Patric is a sustainability scientist (PhD) working at the Institute for Crop and Soil Science being part of the Julius Kühn Institute - the German Federal Research Centre for Cultivated Plants. He is leading research on model-based crop yield estimation at the Institute’s Research Centre for Agricultural Remote Sensing leveraging the power of earth observation and geospatial analytics.
Estimating crop yields timely, is pivotal for official statistics on agricultural productivity to inform policy-making on sustainable food production. Existing approaches of collecting yield data annually from a large number of farms are resource-intense, though. Official crop yield statistics in Germany, for instance, relies heavily on extensive and time-consuming farm surveys and on-farm measurements.
The EU’s Copernicus earth observation (EO) program provides a plethora of satellite data, enabling the remotely sensed monitoring of agricultural land at high spatio-temporal resolution. EO imagery, open geospatial data on meteorological conditions and soil properties as well as advances in machine learning (ML) provide huge opportunities for model based crop yield estimation, covering large spatial scales with unprecedented granularity. Managing vast amounts of multi-source data required for yield modelling remains a challenge, though, particularly for public authorities. We present a model-based approach to estimate yields of multiple major crops cultivated in Germany, by employing ML ensembles, using a cloud-integrated spatial data infrastructure (SDI). Our SDI is built on interconnected components linking EO cloud computation and data storage, using the CODE-DE platform, with internal data cubes through web services.
Our model-based yield estimation approach integrates a number of dynamic and static predictors. Analysis ready data of multi-spectral Sentinel-2 imagery is used for space-borne retrieval of crop traits such as leaf area index and above ground biomass. Geospatial data on meteorological time-series are queried from our data cube, providing daily variables such as temperature, precipitation, and global radiation. External geospatial data on soil moisture and physicochemical soil properties are obtained from the Copernicus Global Land Service and SoilGrids 2.0 data portals, respectively. Crop-specific ML models are trained on multi-annual data (2018 - 2022) collected at agricultural parcel level for three crops, i.e. winter wheat, winter barley, and winter rape. The ensemble of ML regressors employed, includes Gradient boosted trees (CatBoost, LightGBM, XGBoost), Partial Least Squares, RandomForest, and Support Vector Machines. Parcel geometries obtained from the Integrated Administration and Control System (IACS) enable the spatially scaled application of trained yield models, covering larger administrative regions represented by two federal states.

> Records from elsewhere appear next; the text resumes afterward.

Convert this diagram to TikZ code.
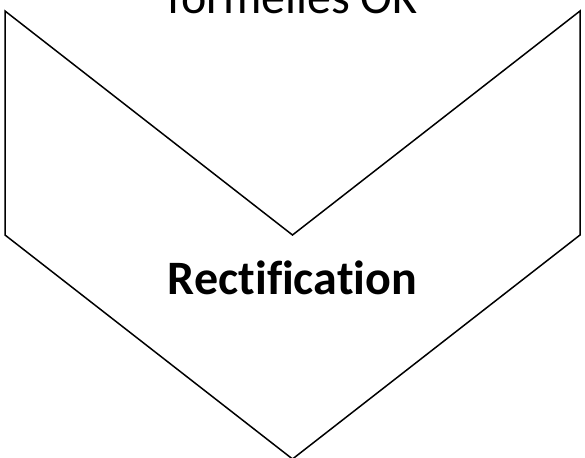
\documentclass[tikz,border=0pt]{standalone}
\usepackage{fontspec}
\setmainfont{Carlito}[Ligatures=NoCommon]
\begin{document}
\begin{tikzpicture}[x=1pt,y=-1pt,
  chevronline/.style={draw=black,line width=1.5pt,line join=miter},
  labeltext/.style={font=\fontsize{48}{56}\selectfont,inner sep=0pt,anchor=base}]
\useasboundingbox (0,0) rectangle (585,457);
\clip (0,0) rectangle (585,457);
\fill[white] (0,0) rectangle (585,457);
\draw[chevronline] (5,11) -- (292.5,235) -- (580,11) -- (580,235) -- (292.5,459) -- (5,235) -- cycle;
\node[labeltext] (top) at (292.5,13.5) {formelles OK};
\node[labeltext,font=\fontsize{48}{56}\selectfont\bfseries] (main) at (292.5,294) {Rectification};
\end{tikzpicture}
\end{document}
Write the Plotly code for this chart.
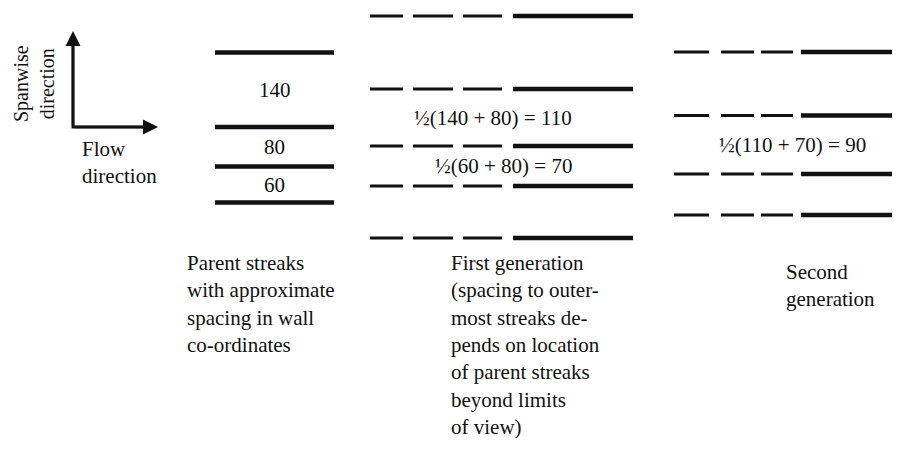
import plotly.graph_objects as go

# ---- data (diagram units: x and y in drawing coordinates, y downward) ----
parent_streak_y = [52.5, 127, 166.5, 202.5]
parent_spacing_labels = ["140", "80", "60"]

first_gen_streak_y = [16, 89, 146, 186, 238]
first_gen_labels = ["½(140 + 80) = 110", "½(60 + 80) = 70"]
first_gen_label_gaps = [1, 2]          # label sits between streak i and i+1

second_gen_streak_y = [52, 115.5, 174, 215]
second_gen_labels = ["½(110 + 70) = 90"]
second_gen_label_gaps = [1]

captions = [
    "Parent streaks<br>with approximate<br>spacing in wall<br>co-ordinates",
    "First generation<br>(spacing to outer-<br>most streaks de-<br>pends on location<br>of parent streaks<br>beyond limits<br>of view)",
    "Second<br>generation",
]

# ---- layout / style constants ----
PAGE_W, PAGE_H = 900, 459
BODY_MARGIN = 8          # default HTML body margin offsets the figure
W, H = PAGE_W - BODY_MARGIN, PAGE_H - BODY_MARGIN
FONT = "Liberation Serif, Times New Roman, serif"
FS = 21
INK = "#111111"

parent_span = (215, 334)
first_dashes = [(370, 403), (413, 453), (463, 502)]
first_solid = (513, 633)
second_dashes = [(674, 709), (721, 754), (761, 793)]
second_solid = (801, 900)

fig = go.Figure()


def seg_xy(spans, ys):
    xs, yy = [], []
    for y in ys:
        for a, b in spans:
            xs += [a, b, None]
            yy += [y, y, None]
    return xs, yy


def add_lines(spans, ys, width):
    xs, yy = seg_xy(spans, ys)
    fig.add_trace(go.Scatter(x=xs, y=yy, mode="lines",
                             line=dict(color=INK, width=width),
                             hoverinfo="skip", showlegend=False))


# parent streaks
add_lines([parent_span], parent_streak_y, 4.5)
# first generation
add_lines(first_dashes, first_gen_streak_y, 3)
add_lines([first_solid], first_gen_streak_y, 4.5)
# second generation
add_lines(second_dashes, second_gen_streak_y, 3)
add_lines([second_solid], second_gen_streak_y, 4.5)

ann = []
txt = dict(family=FONT, size=FS, color=INK)

# parent spacing labels (midway between streaks)
pcx = (parent_span[0] + parent_span[1]) / 2
for i, lab in enumerate(parent_spacing_labels):
    ym = (parent_streak_y[i] + parent_streak_y[i + 1]) / 2
    ann.append(dict(x=pcx, y=ym, text=lab, showarrow=False, font=txt,
                    xanchor="center", yanchor="middle"))

for lab, g in zip(first_gen_labels, first_gen_label_gaps):
    ym = (first_gen_streak_y[g] + first_gen_streak_y[g + 1]) / 2
    ann.append(dict(x=574, y=ym, text=lab, showarrow=False, font=txt,
                    xanchor="right", yanchor="middle"))

for lab, g in zip(second_gen_labels, second_gen_label_gaps):
    ym = (second_gen_streak_y[g] + second_gen_streak_y[g + 1]) / 2
    ann.append(dict(x=868, y=ym, text=lab, showarrow=False, font=txt,
                    xanchor="right", yanchor="middle"))

# captions
cap_pos = [(185, 249), (449, 249), (784, 258)]
for c, (cx, cy) in zip(captions, cap_pos):
    ann.append(dict(x=cx, y=cy, text=c, showarrow=False, font=txt,
                    xanchor="left", yanchor="top", align="left"))

# direction indicator
corner = (73, 127)
fig.add_trace(go.Scatter(x=[corner[0], corner[0], 150], y=[40, corner[1], corner[1]],
                         mode="lines", line=dict(color=INK, width=3),
                         hoverinfo="skip", showlegend=False))
for tip in [(corner[0], 31), (158, corner[1])]:
    ann.append(dict(x=tip[0], y=tip[1], ax=corner[0], ay=corner[1],
                    xref="x", yref="y", axref="x", ayref="y", text="",
                    showarrow=True, arrowhead=2, arrowsize=1.2, arrowwidth=2.5,
                    arrowcolor=INK, standoff=0))

ann.append(dict(x=34, y=84, text="Spanwise<br>direction", showarrow=False,
                font=dict(family=FONT, size=20, color=INK), textangle=-90,
                xanchor="center", yanchor="middle", align="center", borderpad=0))
ann.append(dict(x=80, y=135, text="Flow<br>direction", showarrow=False,
                font=txt, xanchor="left", yanchor="top", align="left"))

fig.update_layout(
    width=W, height=H, margin=dict(l=0, r=0, t=0, b=0),
    paper_bgcolor="white", plot_bgcolor="white",
    xaxis=dict(range=[BODY_MARGIN, PAGE_W], visible=False, fixedrange=True),
    yaxis=dict(range=[PAGE_H, BODY_MARGIN], visible=False, fixedrange=True),
    annotations=ann, showlegend=False,
)

fig.write_html("out.html")
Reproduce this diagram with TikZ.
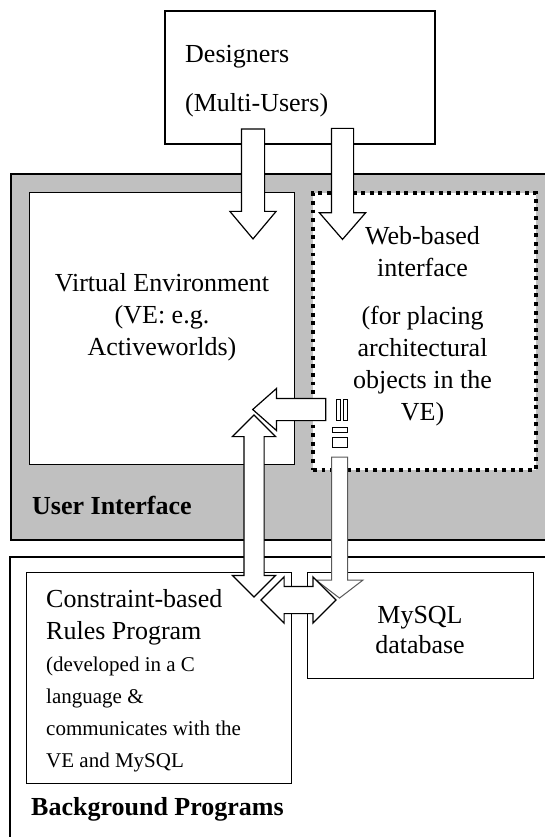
\documentclass[tikz,border=0pt]{standalone}
\usepackage{fontspec}
\setmainfont{Liberation Serif}
\usetikzlibrary{positioning, shapes.arrows}
\definecolor{uigray}{RGB}{192,192,192}
\newcommand{\smalltext}{\fontsize{21}{32}\selectfont}

\begin{document}
\begin{tikzpicture}[x=1pt, y=-1pt, inner sep=0pt, font=\fontsize{26}{32}\selectfont]
    % Styles
    \tikzstyle{box}=[draw=black, fill=white, line width=1.2pt, anchor=north west]
    \tikzstyle{dotbox}=[box, line width=3.9pt, dash pattern=on 3.9pt off 4.7pt]
    \tikzstyle{bigarrow}=[single arrow, draw=black, fill=white, line width=1.2pt, single arrow head indent=0pt, inner xsep=0pt]
    \tikzstyle{twoway}=[double arrow, draw=black, fill=white, line width=1.2pt, double arrow head indent=0pt, double arrow tip angle=90, inner xsep=0pt]
    \tikzstyle{stub}=[draw=black, fill=white, line width=1pt, anchor=north west]
    \tikzstyle{txt}=[anchor=base west, align=left]

    \useasboundingbox (0,0) rectangle (545,837);
    \clip (0,0) rectangle (545,837);

    % Boxes (Laatikot)
    \node[box, fill=uigray, line width=2pt, minimum width=550pt, minimum height=366pt] (ui) at (10,173) {};
    \node[box, line width=1.4pt, minimum width=265pt, minimum height=272pt] (ve) at (29,192) {};
    \node[dotbox, minimum width=223pt, minimum height=277pt] (web) at (311,191) {};
    \node[box, line width=2pt, minimum width=560pt, minimum height=300pt] (bg) at (9,556) {};
    \node[box, minimum width=265pt, minimum height=211pt] (rules) at (26,572) {};
    \node[box, minimum width=226pt, minimum height=106pt] (db) at (307,572) {};
    \node[box, line width=2.2pt, minimum width=270pt, minimum height=133pt] (designers) at (164,10) {};

    % Block arrows (Nuolet)
    \node[bigarrow, rotate=-90, inner ysep=11pt, minimum height=110pt, single arrow head extend=11.5pt, single arrow tip angle=80] (toVE) at (253,177) {};
    \node[bigarrow, rotate=-90, inner ysep=10.5pt, minimum height=111pt, single arrow head extend=12pt, single arrow tip angle=82] (toWeb) at (342.5,177.5) {};
    \node[bigarrow, draw=black!65, line width=1pt, rotate=-90, inner ysep=7.5pt, minimum height=141pt, single arrow head extend=15.5pt, single arrow tip angle=105] (webDb) at (339.5,524.5) {};
    \node[twoway, rotate=90, inner ysep=9.5pt, minimum height=182pt, double arrow head extend=11.5pt] (veRules) at (254,506) {};
    \node[twoway, inner ysep=13pt, minimum height=75pt, double arrow head extend=9.5pt] (rulesDb) at (298.5,600) {};
    \node[bigarrow, rotate=180, inner ysep=10.5pt, minimum height=73pt, single arrow head extend=10pt, single arrow tip angle=83] (webVE) at (295.5,409.5) {};

    % Arrow stubs
    \node[stub, minimum width=4pt, minimum height=21pt] (stubA) at (336,399) {};
    \node[stub, minimum width=4pt, minimum height=21pt] (stubB) at (343,399) {};
    \node[stub, minimum width=15pt, minimum height=5pt] (stubC) at (332,427) {};
    \node[stub, minimum width=15pt, minimum height=10pt] (stubD) at (332,437) {};

    % Texts (Tekstit)
    \node[txt] (designersText) at (185,112) {Designers\\[17pt](Multi-Users)};
    \node[txt, anchor=base, align=center] (veText) at (162,355) {Virtual Environment\\(VE: e.g.\\Activeworlds)};
    \node[txt, anchor=base, align=center] (webText) at (422.5,420) {Web-based\\interface\\[16pt](for placing\\architectural\\objects in the\\VE)};
    \node[txt] (rulesText) at (46,767) {Constraint-based\\Rules Program\\{\smalltext (developed in a C}\\{\smalltext language \&}\\{\smalltext communicates with the}\\{\smalltext VE and MySQL}};
    \node[txt, anchor=base, align=center] (dbText) at (420,653) {MySQL\\[-2pt]database};
    \node[txt, font=\fontsize{26}{32}\selectfont\bfseries] (uiText) at (32,514) {User Interface};
    \node[txt, font=\fontsize{26}{32}\selectfont\bfseries] (bgText) at (31,815) {Background Programs};
\end{tikzpicture}
\end{document}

RSQ values of best performing models, inferred from cross validations at parcel level, range between 0.67 - 0.74. Related normalized RMSE (nRMSE) values range between 12 - 19%. Aggregated yield estimates at district level compared against mean yields at district level obtained from official yield statistics for 2020 and 2021 show RSQ values for best performing models, ranging between 0.57 - 0.85. Related nRMSE values range between 5 - 10%.
Preliminary results are promising, suggesting several advantages compared to traditional yield estimation approaches, regarding area coverage, cost effectiveness, and timeliness. Our cloud-integrated SDI used as backbone enables full scalability for crop yield estimation at national scale. However, high quality training data inferred from a representative sampling across the country and open data access for IACS parcel geometries are required to lift current scalability barriers.